In the listing that follows, retype every line from the first through the one containing "plt.rcParams['font.size'] = 8". Pictures are to be left out.

## Data extract:
_ _ _ _ _
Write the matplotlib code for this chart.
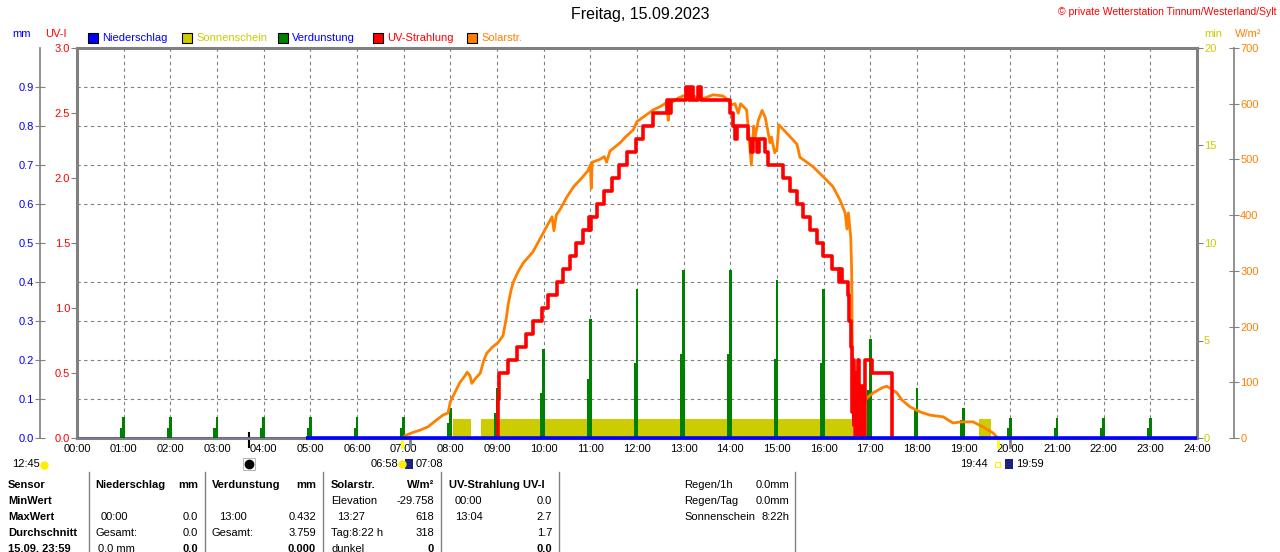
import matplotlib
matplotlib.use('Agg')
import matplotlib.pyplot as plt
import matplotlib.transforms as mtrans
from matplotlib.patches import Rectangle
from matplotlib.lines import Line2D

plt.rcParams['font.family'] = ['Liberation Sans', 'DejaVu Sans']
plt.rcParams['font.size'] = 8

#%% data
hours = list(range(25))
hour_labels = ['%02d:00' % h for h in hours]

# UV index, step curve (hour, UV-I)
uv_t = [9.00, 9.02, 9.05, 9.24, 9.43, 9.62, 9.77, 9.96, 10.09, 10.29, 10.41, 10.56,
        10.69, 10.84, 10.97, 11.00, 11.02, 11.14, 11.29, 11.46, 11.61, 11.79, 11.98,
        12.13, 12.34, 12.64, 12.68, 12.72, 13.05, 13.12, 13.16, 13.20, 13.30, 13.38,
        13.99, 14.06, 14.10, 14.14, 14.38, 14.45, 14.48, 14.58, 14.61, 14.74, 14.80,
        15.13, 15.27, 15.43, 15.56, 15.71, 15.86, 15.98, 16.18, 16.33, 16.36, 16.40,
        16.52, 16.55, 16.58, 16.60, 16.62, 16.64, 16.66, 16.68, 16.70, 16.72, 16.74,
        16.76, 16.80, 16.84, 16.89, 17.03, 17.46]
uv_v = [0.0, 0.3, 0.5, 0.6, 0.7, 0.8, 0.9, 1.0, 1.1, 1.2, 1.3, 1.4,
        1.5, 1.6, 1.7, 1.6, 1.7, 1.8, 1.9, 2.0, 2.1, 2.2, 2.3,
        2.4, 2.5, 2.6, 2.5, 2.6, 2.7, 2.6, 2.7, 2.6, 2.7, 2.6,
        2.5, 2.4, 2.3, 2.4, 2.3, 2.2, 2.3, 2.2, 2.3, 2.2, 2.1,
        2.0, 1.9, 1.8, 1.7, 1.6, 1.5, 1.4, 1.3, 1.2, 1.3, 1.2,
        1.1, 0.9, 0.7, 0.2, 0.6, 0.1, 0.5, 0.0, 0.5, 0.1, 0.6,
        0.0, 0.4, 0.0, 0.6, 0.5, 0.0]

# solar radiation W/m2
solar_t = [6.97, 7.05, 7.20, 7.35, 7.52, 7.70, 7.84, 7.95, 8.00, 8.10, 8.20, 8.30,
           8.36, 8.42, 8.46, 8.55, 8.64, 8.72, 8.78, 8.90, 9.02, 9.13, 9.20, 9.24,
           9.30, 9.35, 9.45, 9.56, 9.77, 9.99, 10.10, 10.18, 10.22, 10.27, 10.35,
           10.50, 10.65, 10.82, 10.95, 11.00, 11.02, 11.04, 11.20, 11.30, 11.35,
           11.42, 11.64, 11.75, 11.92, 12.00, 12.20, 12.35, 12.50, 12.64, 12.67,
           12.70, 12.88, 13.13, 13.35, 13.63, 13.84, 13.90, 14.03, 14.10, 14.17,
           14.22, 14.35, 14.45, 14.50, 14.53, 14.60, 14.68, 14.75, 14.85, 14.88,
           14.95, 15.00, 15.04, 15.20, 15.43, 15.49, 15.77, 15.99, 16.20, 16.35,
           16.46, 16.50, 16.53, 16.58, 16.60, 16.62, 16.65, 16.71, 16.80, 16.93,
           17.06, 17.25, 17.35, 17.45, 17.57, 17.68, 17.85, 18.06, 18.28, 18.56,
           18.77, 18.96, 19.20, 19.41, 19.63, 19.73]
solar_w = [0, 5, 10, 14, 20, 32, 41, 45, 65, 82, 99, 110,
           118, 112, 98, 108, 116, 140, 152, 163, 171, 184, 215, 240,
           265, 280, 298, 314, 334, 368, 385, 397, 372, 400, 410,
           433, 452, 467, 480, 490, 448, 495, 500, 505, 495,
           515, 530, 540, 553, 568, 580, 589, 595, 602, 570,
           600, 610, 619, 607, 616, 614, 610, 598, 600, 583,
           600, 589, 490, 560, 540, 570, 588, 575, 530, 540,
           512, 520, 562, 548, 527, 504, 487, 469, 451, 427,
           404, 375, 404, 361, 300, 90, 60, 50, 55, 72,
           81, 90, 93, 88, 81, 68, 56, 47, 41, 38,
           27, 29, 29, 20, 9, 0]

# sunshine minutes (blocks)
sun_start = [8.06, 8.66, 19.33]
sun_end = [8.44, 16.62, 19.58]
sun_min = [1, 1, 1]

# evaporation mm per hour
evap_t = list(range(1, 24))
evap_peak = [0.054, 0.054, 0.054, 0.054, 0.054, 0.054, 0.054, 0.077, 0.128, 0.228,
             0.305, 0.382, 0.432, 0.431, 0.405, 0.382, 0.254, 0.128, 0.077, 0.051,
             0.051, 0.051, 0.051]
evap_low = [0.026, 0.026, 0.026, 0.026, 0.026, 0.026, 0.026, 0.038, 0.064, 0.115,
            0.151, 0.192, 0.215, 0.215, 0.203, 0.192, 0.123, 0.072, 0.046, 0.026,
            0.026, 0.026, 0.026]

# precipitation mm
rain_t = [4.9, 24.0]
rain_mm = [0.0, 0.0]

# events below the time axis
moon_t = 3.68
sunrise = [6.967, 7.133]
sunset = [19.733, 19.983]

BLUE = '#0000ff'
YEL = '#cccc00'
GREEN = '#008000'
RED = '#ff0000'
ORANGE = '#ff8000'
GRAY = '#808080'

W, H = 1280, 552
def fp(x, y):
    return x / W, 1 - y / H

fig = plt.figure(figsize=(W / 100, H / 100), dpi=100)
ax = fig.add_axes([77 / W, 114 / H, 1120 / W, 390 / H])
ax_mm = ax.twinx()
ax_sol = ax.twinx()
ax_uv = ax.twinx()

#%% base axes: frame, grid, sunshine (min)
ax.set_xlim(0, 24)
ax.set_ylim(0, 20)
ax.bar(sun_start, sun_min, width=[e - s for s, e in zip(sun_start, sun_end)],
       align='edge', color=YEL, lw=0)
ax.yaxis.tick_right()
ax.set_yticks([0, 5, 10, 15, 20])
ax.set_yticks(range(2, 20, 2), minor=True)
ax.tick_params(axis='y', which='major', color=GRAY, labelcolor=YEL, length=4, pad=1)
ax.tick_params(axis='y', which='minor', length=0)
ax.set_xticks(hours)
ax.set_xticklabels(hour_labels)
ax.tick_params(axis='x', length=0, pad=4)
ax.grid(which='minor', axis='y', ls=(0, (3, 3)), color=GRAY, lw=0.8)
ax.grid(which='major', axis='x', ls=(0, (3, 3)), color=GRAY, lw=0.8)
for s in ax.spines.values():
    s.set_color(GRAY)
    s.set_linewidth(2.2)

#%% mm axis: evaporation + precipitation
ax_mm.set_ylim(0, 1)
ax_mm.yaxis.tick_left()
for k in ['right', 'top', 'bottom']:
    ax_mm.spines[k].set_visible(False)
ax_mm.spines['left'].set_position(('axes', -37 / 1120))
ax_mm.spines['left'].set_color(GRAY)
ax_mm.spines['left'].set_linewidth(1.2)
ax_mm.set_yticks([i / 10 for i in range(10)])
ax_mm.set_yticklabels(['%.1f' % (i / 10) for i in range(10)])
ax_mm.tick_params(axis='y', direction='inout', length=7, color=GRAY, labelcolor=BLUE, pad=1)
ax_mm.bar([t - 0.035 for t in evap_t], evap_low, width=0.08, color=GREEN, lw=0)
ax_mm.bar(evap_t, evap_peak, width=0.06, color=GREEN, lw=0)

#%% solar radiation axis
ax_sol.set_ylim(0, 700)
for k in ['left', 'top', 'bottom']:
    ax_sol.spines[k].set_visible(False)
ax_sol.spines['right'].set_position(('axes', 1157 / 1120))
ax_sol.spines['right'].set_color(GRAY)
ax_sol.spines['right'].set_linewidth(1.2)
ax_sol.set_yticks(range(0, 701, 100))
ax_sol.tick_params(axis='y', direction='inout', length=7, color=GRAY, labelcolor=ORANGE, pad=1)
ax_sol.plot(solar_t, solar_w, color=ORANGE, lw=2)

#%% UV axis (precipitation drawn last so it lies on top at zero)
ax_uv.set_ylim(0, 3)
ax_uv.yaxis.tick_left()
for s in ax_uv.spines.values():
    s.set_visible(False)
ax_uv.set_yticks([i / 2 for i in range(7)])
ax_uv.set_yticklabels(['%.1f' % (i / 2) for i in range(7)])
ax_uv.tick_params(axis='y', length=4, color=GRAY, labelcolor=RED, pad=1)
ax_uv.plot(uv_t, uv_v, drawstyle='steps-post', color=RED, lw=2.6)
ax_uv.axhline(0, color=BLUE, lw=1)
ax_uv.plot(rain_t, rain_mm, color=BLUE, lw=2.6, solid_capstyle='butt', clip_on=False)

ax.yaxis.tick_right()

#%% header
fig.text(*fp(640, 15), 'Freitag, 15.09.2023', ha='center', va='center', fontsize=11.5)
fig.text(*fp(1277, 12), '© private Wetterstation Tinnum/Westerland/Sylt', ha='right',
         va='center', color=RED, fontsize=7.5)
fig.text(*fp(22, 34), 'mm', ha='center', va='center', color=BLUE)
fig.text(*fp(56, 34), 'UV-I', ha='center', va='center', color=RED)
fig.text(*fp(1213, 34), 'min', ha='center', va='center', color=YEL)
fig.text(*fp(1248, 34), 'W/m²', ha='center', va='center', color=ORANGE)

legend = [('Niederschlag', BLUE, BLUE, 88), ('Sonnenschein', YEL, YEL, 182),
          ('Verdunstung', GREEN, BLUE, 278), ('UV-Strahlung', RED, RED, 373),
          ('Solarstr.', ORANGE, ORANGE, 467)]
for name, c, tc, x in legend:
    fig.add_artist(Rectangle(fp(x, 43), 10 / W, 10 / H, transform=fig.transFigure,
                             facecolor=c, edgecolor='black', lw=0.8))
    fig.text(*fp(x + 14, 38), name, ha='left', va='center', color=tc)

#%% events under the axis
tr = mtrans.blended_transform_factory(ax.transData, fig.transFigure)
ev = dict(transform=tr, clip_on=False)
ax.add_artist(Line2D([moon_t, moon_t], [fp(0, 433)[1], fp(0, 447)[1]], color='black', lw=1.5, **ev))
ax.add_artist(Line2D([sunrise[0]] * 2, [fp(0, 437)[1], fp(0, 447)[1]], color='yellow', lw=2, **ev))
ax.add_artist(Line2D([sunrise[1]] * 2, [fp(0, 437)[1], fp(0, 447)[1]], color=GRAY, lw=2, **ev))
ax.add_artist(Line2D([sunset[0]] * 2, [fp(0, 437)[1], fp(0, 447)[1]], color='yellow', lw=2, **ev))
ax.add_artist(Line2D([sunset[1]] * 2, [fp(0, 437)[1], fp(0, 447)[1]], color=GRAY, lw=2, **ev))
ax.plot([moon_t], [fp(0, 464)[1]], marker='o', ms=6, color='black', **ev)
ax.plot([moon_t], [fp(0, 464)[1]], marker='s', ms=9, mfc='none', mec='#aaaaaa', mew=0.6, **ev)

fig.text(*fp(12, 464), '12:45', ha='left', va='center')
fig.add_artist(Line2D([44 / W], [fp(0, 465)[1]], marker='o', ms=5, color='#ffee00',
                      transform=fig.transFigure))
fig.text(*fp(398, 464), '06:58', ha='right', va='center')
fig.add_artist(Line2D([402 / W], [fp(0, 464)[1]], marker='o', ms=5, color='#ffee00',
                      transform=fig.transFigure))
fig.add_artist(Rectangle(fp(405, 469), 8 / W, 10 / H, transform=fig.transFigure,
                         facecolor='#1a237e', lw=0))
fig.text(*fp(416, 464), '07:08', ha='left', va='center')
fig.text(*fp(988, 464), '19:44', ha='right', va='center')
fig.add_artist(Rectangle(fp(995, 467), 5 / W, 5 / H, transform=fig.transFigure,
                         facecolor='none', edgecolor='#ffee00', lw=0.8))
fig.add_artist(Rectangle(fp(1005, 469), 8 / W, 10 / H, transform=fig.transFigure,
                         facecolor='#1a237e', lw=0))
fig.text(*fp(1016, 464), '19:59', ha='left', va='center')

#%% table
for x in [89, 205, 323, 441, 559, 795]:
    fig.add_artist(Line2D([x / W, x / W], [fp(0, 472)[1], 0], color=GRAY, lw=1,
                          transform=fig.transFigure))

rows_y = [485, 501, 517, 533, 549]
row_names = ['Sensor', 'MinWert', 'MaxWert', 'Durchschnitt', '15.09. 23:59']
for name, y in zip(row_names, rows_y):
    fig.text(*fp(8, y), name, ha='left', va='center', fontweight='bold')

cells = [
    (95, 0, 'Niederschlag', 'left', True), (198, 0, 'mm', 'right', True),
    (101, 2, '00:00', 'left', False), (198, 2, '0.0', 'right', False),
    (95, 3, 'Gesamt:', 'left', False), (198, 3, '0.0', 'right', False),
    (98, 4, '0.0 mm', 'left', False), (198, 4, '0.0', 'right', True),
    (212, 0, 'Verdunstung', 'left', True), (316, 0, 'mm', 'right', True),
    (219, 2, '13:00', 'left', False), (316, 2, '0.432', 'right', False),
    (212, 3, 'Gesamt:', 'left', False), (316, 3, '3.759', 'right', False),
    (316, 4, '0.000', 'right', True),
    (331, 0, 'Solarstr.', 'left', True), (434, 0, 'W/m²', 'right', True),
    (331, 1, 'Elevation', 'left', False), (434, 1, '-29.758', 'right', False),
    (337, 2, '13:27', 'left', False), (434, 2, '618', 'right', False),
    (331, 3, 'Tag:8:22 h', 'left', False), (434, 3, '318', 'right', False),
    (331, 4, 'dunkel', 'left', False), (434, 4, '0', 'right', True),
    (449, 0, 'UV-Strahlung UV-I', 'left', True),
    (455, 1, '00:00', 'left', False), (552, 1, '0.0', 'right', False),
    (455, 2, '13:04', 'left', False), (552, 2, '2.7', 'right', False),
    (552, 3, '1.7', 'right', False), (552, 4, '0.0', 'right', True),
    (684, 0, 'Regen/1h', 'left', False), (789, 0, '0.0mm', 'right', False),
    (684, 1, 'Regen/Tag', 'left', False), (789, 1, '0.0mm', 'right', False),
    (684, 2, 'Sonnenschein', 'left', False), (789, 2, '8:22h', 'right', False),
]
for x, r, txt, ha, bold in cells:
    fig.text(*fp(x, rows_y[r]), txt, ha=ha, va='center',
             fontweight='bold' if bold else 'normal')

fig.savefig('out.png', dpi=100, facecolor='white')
_ _ _ _ _
## Full solution:
Write the matplotlib code for this chart.
import matplotlib
matplotlib.use('Agg')
import matplotlib.pyplot as plt
import matplotlib.transforms as mtrans
from matplotlib.patches import Rectangle
from matplotlib.lines import Line2D

plt.rcParams['font.family'] = ['Liberation Sans', 'DejaVu Sans']
plt.rcParams['font.size'] = 8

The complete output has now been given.